Good news versus bad news

by Linda Martin

Happy Independence Day! It seems like a good time to introduce this new page to our website. Our country is 225 years old – not a long time, but enough time to really muck the government up a bit. Still, the foundation is solid, so hopefully things will get better in the future rather than continuing to deteriorate.

I know we at the new Happy Camp News should be reporting all the news, both good and bad, however since this is a new venture, I don’t want to tackle the controversial topics too soon. Part of me would like the whole world to think that Happy Camp has no problems. It is one of the most remote towns in California, a village of 1100 deep in the Klamath National Forest. We live seventy miles from the nearest California city, which is only about 7,000 people. To the north, we’re forty miles from a small town in Oregon.
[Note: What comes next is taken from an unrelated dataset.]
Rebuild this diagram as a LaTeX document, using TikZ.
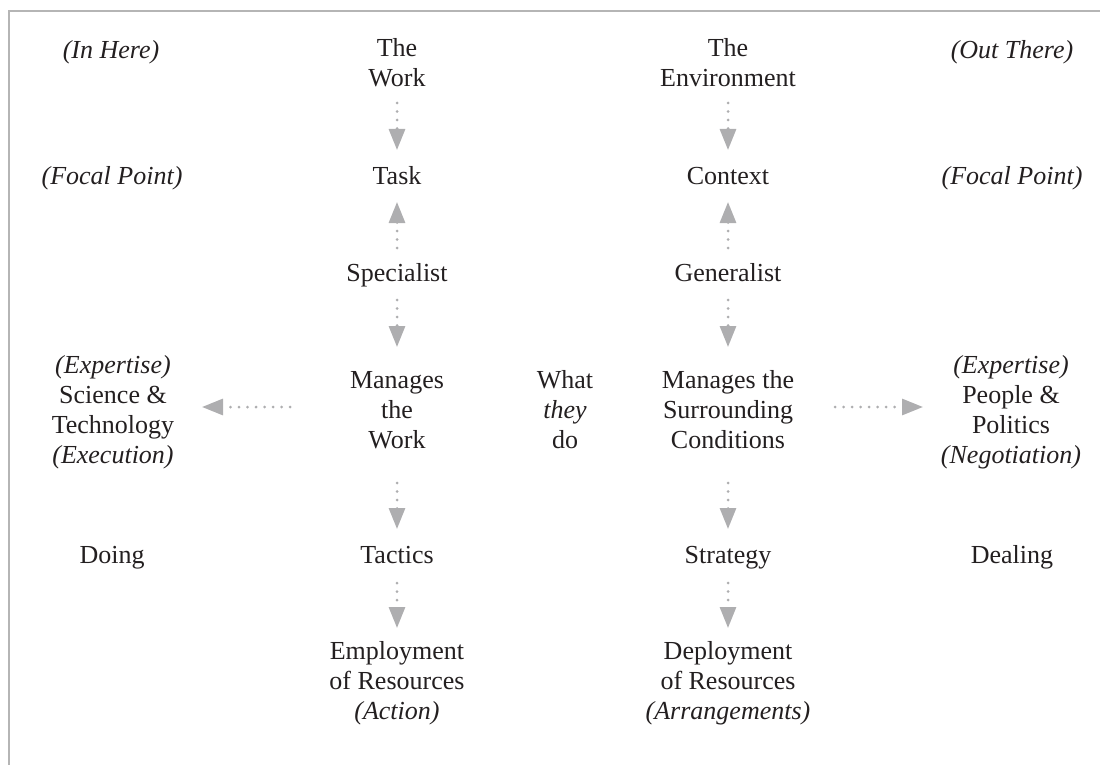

I would like to think that people can go to a remote town in the forest and live a crime-free existence, with only good things happening. But reality is that even here, there are problems every now and then. Why, back in the seventies, there was even a bank robbery according to an old news article I read at the Siskiyou Historical Society Museum in Yreka. I can just imagine the robbers trying to make a “get-away” on the Klamath River Highway! How far did they get, anyway?

My plan for this online news service is to report on the good news to begin with. There’s plenty of that going on here, especially with all the celebrations of the 150th anniversary of the founding of Happy Camp. Later, once I’m used to news writing again, I’ll probably feel motivated to report bad news too. Let’s just hope that this summer there won’t be anything “too” bad, that can’t be ignored.

My main news writing experience comes from working for a Libertarian newspaper in the Central Valley ten years ago. I have never been a member of a political party, so I’m not planning to feature any one political ideology over another, but I liked the newspaper’s philosophy of printing all the news, including news that the major dailies are afraid to print. Naturally here, I’m not selling advertising as the print newspapers must do, so I won’t be constrained by worries about losing my major advertising income if I say the wrong thing. Also there’s no corporate interests owning this news service, dictating what I can or cannot print. I like that.  [Happy Camp News started as a public service venture.]

I have my issues I would like to write about, but am holding off, in large part because I know they are not your issues. I would like for the website to reflect the many opinions of the people in this forest, and hope some of you will feel motivated to write something for your neighbors to read here.